### What you have to do:
Reproduce the listing word for word. Skip any image.
— Start of Information shown —
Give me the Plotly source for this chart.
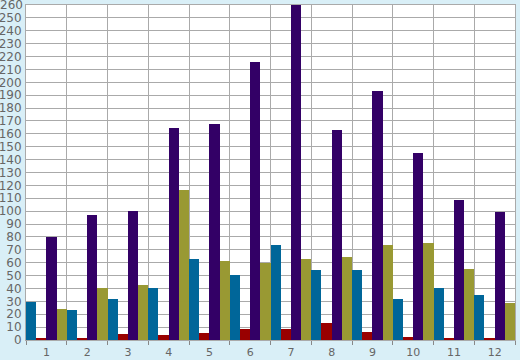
import plotly.graph_objects as go

categories = ["1", "2", "3", "4", "5", "6", "7", "8", "9", "10", "11", "12"]
series_blue = [29.5, 23, 31.5, 40, 62.5, 50.5, 73.5, 54, 54, 31.5, 40, 35]
series_red = [1.5, 1.5, 5, 3.5, 5.5, 8.5, 8.5, 13, 6.5, 2, 1, 1]
series_purple = [80, 97, 100, 164.5, 167.5, 215.5, 260, 163, 193, 145, 108.5, 99.5]
series_olive = [24, 40, 42.5, 116.5, 61, 60, 62.5, 64.5, 73.5, 75, 55, 28.5]
y_ticks = list(range(0, 261, 10))

colors = ["#006699", "#990000", "#330066", "#999933"]
fig = go.Figure()
for vals, c in zip([series_blue, series_red, series_purple, series_olive], colors):
    fig.add_trace(go.Bar(x=categories, y=vals, marker=dict(color=c, line=dict(width=0))))

fig.update_layout(
    width=520, height=360,
    margin=dict(l=26, r=5, t=5, b=20),
    paper_bgcolor="#D9EFF7", plot_bgcolor="#FFFFFF",
    barmode="group", bargap=0, bargroupgap=0,
    showlegend=False,
    font=dict(family="DejaVu Sans", size=11, color="#666666"),
)
fig.update_xaxes(
    type="category", tickson="boundaries", showgrid=True, gridcolor="#AAAAAA", gridwidth=1,
    ticks="outside", ticklen=4, tickcolor="#888888", automargin=False,
    showline=True, linecolor="#AAAAAA", mirror=True, ticklabelstandoff=2,
    tickfont=dict(size=11, color="#666666"),
)
top_tick = y_ticks[-1]
fig.update_yaxes(
    range=[0, 260], tickvals=y_ticks,
    ticktext=[str(v) if v != top_tick else "" for v in y_ticks],
    showgrid=True, gridcolor="#AAAAAA", gridwidth=1, automargin=False,
    showline=True, linecolor="#AAAAAA", mirror=True, zeroline=False,
    ticks="", ticklabelstandoff=1,
    tickfont=dict(size=12, color="#666666"),
)
fig.add_annotation(
    x=0, xref="paper", y=top_tick, yref="y", text=str(top_tick),
    xanchor="right", yanchor="middle", xshift=-1, yshift=0, showarrow=False,
    font=dict(size=12, color="#666666", family="DejaVu Sans"),
)
fig.write_html(
    "out.html",
    config={"displayModeBar": False},
    post_script="document.body.style.margin='0';document.body.style.overflow='hidden';",
)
— End of Information shown —
### Problem solution:
Give me the Plotly source for this chart.
import plotly.graph_objects as go

categories = ["1", "2", "3", "4", "5", "6", "7", "8", "9", "10", "11", "12"]
series_blue = [29.5, 23, 31.5, 40, 62.5, 50.5, 73.5, 54, 54, 31.5, 40, 35]
series_red = [1.5, 1.5, 5, 3.5, 5.5, 8.5, 8.5, 13, 6.5, 2, 1, 1]
series_purple = [80, 97, 100, 164.5, 167.5, 215.5, 260, 163, 193, 145, 108.5, 99.5]
series_olive = [24, 40, 42.5, 116.5, 61, 60, 62.5, 64.5, 73.5, 75, 55, 28.5]
y_ticks = list(range(0, 261, 10))

colors = ["#006699", "#990000", "#330066", "#999933"]
fig = go.Figure()
for vals, c in zip([series_blue, series_red, series_purple, series_olive], colors):
    fig.add_trace(go.Bar(x=categories, y=vals, marker=dict(color=c, line=dict(width=0))))

fig.update_layout(
    width=520, height=360,
    margin=dict(l=26, r=5, t=5, b=20),
    paper_bgcolor="#D9EFF7", plot_bgcolor="#FFFFFF",
    barmode="group", bargap=0, bargroupgap=0,
    showlegend=False,
    font=dict(family="DejaVu Sans", size=11, color="#666666"),
)
fig.update_xaxes(
    type="category", tickson="boundaries", showgrid=True, gridcolor="#AAAAAA", gridwidth=1,
    ticks="outside", ticklen=4, tickcolor="#888888", automargin=False,
    showline=True, linecolor="#AAAAAA", mirror=True, ticklabelstandoff=2,
    tickfont=dict(size=11, color="#666666"),
)
top_tick = y_ticks[-1]
fig.update_yaxes(
    range=[0, 260], tickvals=y_ticks,
    ticktext=[str(v) if v != top_tick else "" for v in y_ticks],
    showgrid=True, gridcolor="#AAAAAA", gridwidth=1, automargin=False,
    showline=True, linecolor="#AAAAAA", mirror=True, zeroline=False,
    ticks="", ticklabelstandoff=1,
    tickfont=dict(size=12, color="#666666"),
)
fig.add_annotation(
    x=0, xref="paper", y=top_tick, yref="y", text=str(top_tick),
    xanchor="right", yanchor="middle", xshift=-1, yshift=0, showarrow=False,
    font=dict(size=12, color="#666666", family="DejaVu Sans"),
)
fig.write_html(
    "out.html",
    config={"displayModeBar": False},
    post_script="document.body.style.margin='0';document.body.style.overflow='hidden';",
)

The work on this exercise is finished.